__GOAL__. Type out the data exactly as given. Skip any image.

__DATA FOR THIS EXERCISE__.
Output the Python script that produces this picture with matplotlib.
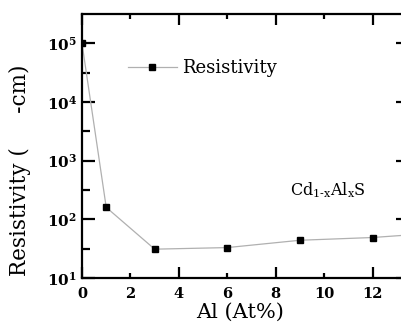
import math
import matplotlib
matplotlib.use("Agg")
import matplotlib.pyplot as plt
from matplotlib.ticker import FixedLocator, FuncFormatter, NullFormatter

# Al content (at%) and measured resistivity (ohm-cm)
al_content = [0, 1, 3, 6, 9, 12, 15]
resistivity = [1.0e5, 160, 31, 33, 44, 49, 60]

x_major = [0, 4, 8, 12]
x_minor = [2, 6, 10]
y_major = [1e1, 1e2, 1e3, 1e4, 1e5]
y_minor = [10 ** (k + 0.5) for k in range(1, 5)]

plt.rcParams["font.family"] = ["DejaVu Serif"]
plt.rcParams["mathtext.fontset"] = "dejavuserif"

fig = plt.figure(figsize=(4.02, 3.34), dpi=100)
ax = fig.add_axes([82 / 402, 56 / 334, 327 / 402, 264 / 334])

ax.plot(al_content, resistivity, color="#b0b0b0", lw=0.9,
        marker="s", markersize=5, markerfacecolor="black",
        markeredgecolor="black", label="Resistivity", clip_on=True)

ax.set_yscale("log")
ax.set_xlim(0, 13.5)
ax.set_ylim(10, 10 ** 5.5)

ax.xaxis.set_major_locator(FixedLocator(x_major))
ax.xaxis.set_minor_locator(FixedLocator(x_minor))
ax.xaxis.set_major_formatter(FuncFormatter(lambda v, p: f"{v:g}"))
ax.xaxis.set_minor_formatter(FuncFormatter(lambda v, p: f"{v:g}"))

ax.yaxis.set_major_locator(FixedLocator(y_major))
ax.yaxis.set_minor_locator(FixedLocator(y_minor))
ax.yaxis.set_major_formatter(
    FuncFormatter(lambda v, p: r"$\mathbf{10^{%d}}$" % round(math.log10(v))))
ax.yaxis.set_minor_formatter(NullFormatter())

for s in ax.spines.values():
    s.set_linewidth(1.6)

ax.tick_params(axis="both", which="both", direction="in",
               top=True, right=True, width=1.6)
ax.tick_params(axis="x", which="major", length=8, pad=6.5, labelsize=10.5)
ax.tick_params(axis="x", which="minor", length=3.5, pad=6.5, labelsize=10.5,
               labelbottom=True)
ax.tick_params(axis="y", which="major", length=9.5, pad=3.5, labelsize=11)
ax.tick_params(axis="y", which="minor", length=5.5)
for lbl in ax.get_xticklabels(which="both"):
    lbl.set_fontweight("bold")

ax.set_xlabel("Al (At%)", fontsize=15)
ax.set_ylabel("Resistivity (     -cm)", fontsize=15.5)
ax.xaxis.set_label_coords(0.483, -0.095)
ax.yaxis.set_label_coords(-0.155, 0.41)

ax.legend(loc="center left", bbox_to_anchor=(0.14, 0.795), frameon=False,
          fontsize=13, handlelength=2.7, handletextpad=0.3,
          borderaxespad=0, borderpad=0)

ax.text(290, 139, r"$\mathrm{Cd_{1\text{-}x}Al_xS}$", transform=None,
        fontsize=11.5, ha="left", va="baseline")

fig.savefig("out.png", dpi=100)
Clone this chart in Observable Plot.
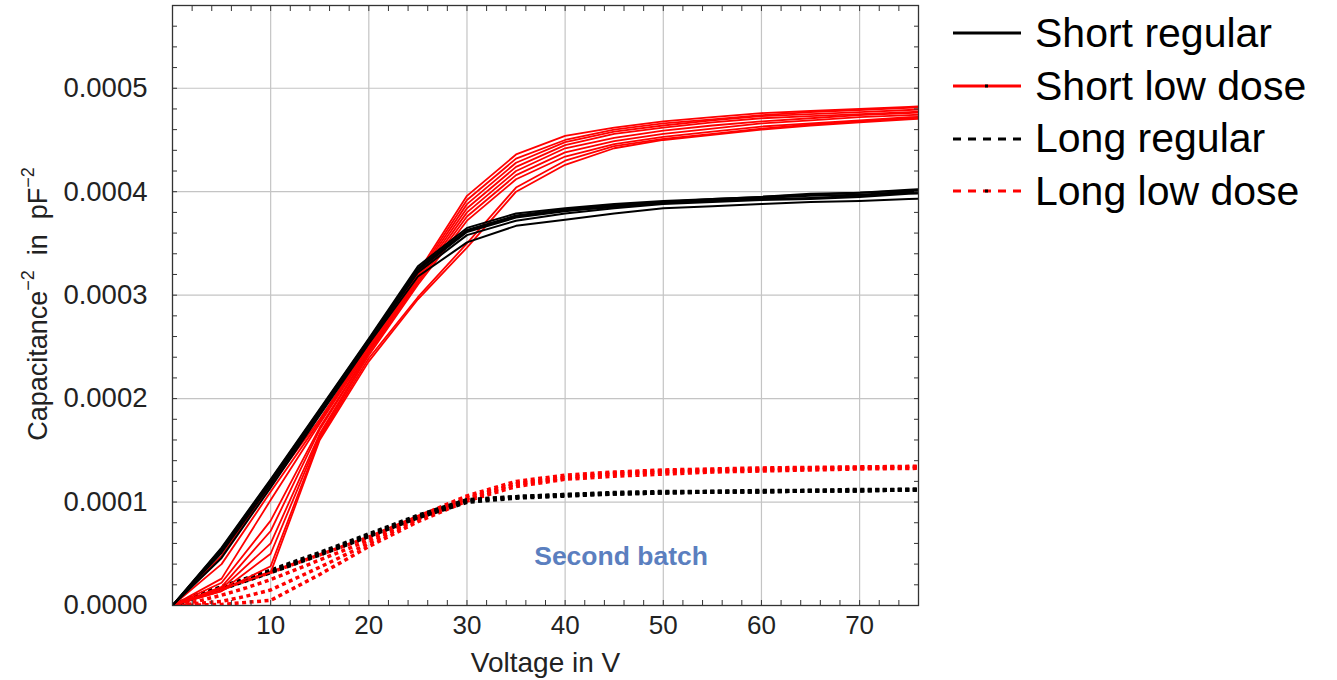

__COMPLETE ANSWER__.
Output the Python script that produces this picture with matplotlib.
import math
import matplotlib
matplotlib.use("Agg")
import matplotlib.pyplot as plt
from matplotlib.ticker import FixedLocator, FuncFormatter, NullFormatter

# Al content (at%) and measured resistivity (ohm-cm)
al_content = [0, 1, 3, 6, 9, 12, 15]
resistivity = [1.0e5, 160, 31, 33, 44, 49, 60]

x_major = [0, 4, 8, 12]
x_minor = [2, 6, 10]
y_major = [1e1, 1e2, 1e3, 1e4, 1e5]
y_minor = [10 ** (k + 0.5) for k in range(1, 5)]

plt.rcParams["font.family"] = ["DejaVu Serif"]
plt.rcParams["mathtext.fontset"] = "dejavuserif"

fig = plt.figure(figsize=(4.02, 3.34), dpi=100)
ax = fig.add_axes([82 / 402, 56 / 334, 327 / 402, 264 / 334])

ax.plot(al_content, resistivity, color="#b0b0b0", lw=0.9,
        marker="s", markersize=5, markerfacecolor="black",
        markeredgecolor="black", label="Resistivity", clip_on=True)

ax.set_yscale("log")
ax.set_xlim(0, 13.5)
ax.set_ylim(10, 10 ** 5.5)

ax.xaxis.set_major_locator(FixedLocator(x_major))
ax.xaxis.set_minor_locator(FixedLocator(x_minor))
ax.xaxis.set_major_formatter(FuncFormatter(lambda v, p: f"{v:g}"))
ax.xaxis.set_minor_formatter(FuncFormatter(lambda v, p: f"{v:g}"))

ax.yaxis.set_major_locator(FixedLocator(y_major))
ax.yaxis.set_minor_locator(FixedLocator(y_minor))
ax.yaxis.set_major_formatter(
    FuncFormatter(lambda v, p: r"$\mathbf{10^{%d}}$" % round(math.log10(v))))
ax.yaxis.set_minor_formatter(NullFormatter())

for s in ax.spines.values():
    s.set_linewidth(1.6)

ax.tick_params(axis="both", which="both", direction="in",
               top=True, right=True, width=1.6)
ax.tick_params(axis="x", which="major", length=8, pad=6.5, labelsize=10.5)
ax.tick_params(axis="x", which="minor", length=3.5, pad=6.5, labelsize=10.5,
               labelbottom=True)
ax.tick_params(axis="y", which="major", length=9.5, pad=3.5, labelsize=11)
ax.tick_params(axis="y", which="minor", length=5.5)
for lbl in ax.get_xticklabels(which="both"):
    lbl.set_fontweight("bold")

ax.set_xlabel("Al (At%)", fontsize=15)
ax.set_ylabel("Resistivity (     -cm)", fontsize=15.5)
ax.xaxis.set_label_coords(0.483, -0.095)
ax.yaxis.set_label_coords(-0.155, 0.41)

ax.legend(loc="center left", bbox_to_anchor=(0.14, 0.795), frameon=False,
          fontsize=13, handlelength=2.7, handletextpad=0.3,
          borderaxespad=0, borderpad=0)

ax.text(290, 139, r"$\mathrm{Cd_{1\text{-}x}Al_xS}$", transform=None,
        fontsize=11.5, ha="left", va="baseline")

fig.savefig("out.png", dpi=100)
Clone this chart in Observable Plot.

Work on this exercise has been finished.